• [Source data]
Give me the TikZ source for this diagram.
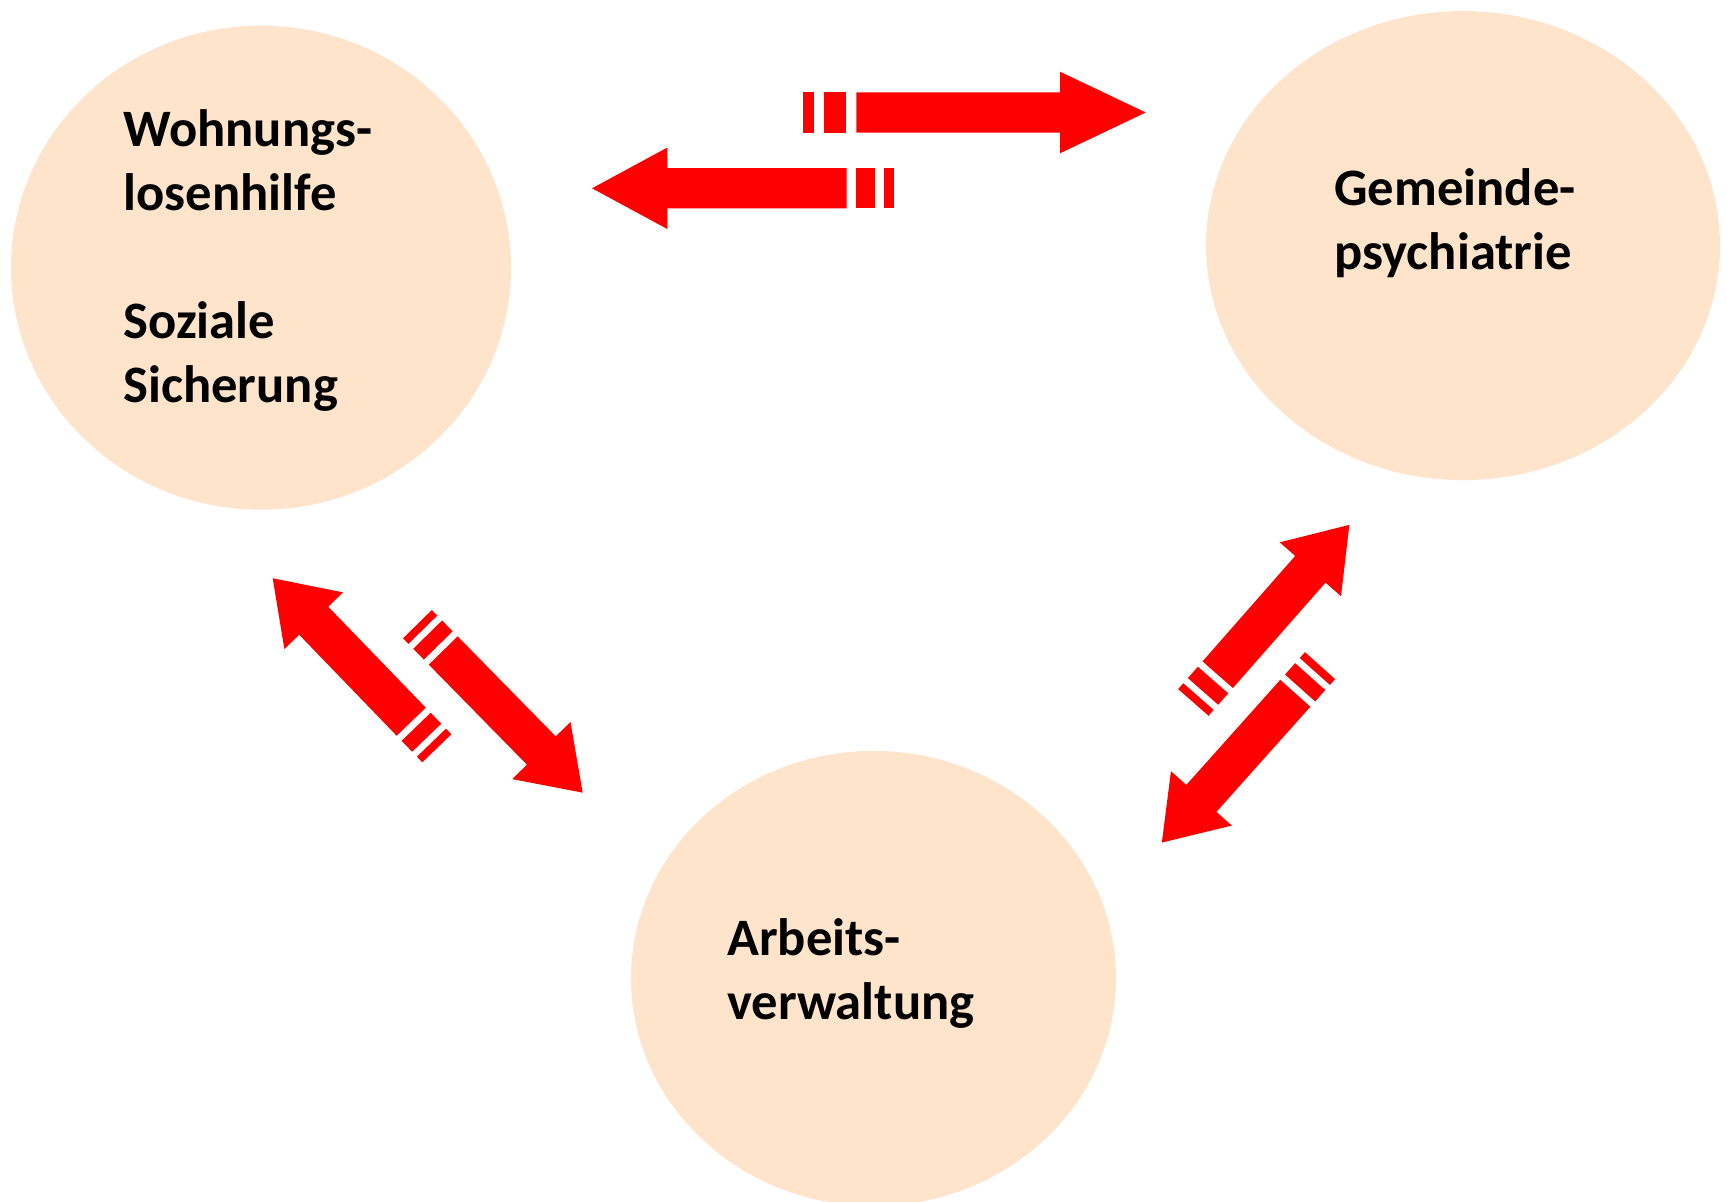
==
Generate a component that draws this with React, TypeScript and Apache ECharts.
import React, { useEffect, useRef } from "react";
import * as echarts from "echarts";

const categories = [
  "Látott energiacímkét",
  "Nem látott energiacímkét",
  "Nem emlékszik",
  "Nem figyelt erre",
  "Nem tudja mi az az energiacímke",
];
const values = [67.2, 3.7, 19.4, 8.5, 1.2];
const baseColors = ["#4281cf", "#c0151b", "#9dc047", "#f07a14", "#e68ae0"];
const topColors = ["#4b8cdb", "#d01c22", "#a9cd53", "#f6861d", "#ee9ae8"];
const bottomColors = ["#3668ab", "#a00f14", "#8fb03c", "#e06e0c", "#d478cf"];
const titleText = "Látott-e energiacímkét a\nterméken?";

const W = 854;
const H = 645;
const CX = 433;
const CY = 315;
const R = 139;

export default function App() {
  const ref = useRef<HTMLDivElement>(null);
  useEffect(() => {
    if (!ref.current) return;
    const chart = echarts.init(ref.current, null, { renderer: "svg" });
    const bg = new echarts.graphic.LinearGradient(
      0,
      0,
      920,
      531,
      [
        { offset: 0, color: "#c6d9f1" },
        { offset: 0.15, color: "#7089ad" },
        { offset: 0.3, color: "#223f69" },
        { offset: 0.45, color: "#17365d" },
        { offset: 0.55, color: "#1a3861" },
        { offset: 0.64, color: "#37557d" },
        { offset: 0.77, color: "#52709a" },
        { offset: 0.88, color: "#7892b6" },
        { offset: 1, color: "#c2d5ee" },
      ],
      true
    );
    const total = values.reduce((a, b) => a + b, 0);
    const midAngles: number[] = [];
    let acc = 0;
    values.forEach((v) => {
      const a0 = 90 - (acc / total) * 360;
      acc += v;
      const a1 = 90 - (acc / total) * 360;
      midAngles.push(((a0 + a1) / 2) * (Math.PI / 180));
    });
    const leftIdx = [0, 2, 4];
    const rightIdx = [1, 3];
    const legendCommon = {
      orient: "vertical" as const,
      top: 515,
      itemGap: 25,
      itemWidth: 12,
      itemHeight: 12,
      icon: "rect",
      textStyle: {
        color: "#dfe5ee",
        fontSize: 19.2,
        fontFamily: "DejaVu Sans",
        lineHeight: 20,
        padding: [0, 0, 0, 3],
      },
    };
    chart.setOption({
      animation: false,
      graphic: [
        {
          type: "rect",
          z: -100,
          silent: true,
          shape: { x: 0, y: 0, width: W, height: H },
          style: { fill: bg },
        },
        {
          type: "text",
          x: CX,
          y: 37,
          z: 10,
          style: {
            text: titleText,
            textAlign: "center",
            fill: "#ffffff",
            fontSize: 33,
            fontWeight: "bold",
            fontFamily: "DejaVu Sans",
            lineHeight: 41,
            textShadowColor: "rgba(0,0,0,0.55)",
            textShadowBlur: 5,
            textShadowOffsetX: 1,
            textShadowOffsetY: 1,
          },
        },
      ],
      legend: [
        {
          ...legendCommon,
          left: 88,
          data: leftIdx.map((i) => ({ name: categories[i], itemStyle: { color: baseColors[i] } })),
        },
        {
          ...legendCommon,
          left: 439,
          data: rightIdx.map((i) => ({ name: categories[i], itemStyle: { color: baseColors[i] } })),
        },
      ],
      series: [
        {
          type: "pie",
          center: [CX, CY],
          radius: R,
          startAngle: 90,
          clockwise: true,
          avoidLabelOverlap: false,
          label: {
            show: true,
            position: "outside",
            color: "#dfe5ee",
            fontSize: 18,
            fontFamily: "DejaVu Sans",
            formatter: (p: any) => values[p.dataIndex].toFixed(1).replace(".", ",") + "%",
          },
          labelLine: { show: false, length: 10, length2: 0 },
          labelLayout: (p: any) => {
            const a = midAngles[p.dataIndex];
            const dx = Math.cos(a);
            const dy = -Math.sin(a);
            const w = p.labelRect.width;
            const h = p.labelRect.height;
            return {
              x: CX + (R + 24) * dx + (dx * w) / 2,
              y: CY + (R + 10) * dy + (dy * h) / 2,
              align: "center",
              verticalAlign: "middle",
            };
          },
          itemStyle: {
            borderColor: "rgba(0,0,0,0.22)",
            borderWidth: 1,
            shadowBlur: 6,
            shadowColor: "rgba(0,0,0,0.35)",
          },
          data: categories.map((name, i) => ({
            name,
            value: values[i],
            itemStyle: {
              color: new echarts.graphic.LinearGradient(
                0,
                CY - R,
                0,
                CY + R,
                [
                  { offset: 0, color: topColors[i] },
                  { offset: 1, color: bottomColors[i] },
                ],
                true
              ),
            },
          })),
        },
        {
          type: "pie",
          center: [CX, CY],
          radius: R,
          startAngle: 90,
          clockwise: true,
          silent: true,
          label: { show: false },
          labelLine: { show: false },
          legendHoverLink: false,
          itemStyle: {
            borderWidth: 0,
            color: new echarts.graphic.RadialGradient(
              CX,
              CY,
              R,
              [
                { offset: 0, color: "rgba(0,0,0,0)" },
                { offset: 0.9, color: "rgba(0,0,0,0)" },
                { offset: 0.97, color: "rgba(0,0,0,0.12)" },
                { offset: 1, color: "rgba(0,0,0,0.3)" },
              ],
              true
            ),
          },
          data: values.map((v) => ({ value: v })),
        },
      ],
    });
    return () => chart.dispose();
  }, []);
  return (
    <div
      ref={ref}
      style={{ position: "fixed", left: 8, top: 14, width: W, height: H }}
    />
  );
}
---
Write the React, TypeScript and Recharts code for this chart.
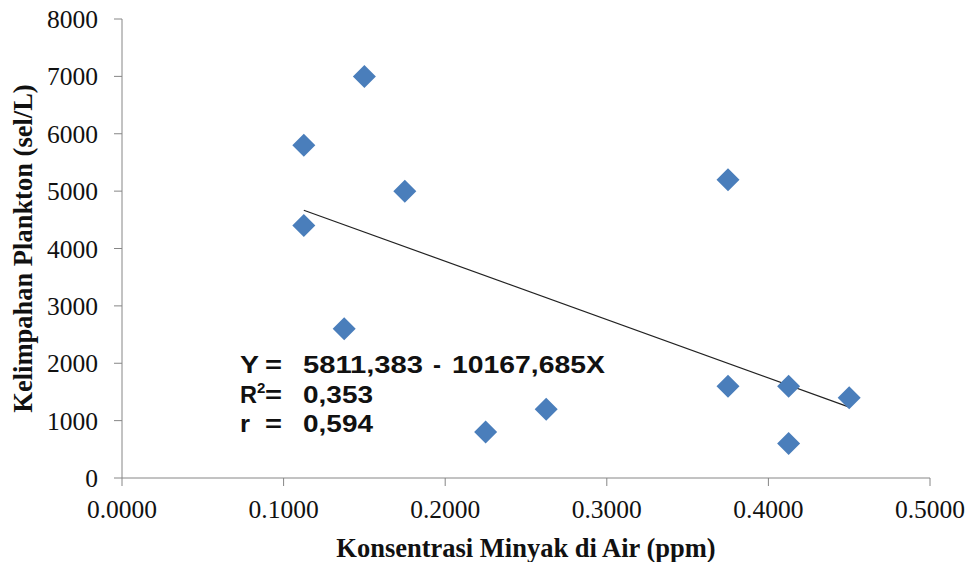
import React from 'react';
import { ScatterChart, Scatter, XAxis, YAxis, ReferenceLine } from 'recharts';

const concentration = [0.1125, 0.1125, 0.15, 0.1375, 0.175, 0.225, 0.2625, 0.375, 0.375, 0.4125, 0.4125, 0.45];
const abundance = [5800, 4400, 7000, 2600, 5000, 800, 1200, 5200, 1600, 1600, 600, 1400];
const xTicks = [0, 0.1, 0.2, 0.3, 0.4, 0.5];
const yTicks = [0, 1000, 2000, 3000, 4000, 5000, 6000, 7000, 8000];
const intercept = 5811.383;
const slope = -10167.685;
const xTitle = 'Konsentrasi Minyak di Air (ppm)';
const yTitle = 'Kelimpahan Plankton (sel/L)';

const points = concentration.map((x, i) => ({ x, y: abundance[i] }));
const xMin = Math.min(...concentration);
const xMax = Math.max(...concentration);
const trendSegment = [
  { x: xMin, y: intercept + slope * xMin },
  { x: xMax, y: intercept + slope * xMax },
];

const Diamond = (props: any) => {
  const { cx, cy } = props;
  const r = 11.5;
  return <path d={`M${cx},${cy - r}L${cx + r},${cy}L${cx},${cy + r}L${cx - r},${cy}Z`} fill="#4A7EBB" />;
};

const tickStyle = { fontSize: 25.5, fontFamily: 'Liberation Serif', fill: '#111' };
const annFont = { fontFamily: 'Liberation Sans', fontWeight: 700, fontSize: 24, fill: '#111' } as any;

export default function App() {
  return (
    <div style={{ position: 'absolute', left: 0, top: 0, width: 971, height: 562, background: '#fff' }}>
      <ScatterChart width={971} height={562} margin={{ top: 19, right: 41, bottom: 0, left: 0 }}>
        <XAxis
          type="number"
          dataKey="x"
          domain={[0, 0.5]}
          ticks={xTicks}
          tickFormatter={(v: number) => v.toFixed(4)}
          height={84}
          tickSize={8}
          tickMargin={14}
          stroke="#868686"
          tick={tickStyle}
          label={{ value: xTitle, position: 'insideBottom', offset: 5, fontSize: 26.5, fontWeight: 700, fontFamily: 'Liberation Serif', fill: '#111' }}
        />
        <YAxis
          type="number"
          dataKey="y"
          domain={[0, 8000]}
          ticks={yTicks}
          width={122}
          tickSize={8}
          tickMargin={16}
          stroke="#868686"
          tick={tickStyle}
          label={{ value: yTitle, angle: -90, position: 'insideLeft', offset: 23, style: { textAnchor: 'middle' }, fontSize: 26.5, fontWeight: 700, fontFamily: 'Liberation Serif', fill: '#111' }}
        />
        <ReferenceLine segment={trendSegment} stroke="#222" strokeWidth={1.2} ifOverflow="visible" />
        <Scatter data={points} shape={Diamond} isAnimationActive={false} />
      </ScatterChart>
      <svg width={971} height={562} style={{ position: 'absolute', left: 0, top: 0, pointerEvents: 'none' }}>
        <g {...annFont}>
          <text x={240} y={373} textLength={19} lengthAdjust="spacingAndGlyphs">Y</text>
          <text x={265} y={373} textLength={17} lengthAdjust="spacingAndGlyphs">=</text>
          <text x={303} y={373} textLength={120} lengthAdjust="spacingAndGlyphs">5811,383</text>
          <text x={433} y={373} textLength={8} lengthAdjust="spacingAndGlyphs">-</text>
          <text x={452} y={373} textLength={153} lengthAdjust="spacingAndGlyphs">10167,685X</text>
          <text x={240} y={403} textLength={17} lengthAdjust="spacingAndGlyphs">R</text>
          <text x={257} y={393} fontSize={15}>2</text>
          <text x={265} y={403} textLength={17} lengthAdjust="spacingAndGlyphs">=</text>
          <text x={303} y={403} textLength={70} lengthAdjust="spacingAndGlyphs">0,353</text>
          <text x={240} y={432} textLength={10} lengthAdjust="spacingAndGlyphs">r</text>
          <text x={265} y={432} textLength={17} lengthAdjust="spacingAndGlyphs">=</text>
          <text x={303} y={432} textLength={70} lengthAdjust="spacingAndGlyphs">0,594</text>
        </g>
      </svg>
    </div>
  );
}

• [Task to carry out] What is wanted is an exact copy of the lines from the line containing "Generate a component" to the line containing "import * as", both lines included, and of no other line.

• [Full response]
Generate a component that draws this with React, TypeScript and Apache ECharts.
import React, { useEffect, useRef } from "react";
import * as echarts from "echarts";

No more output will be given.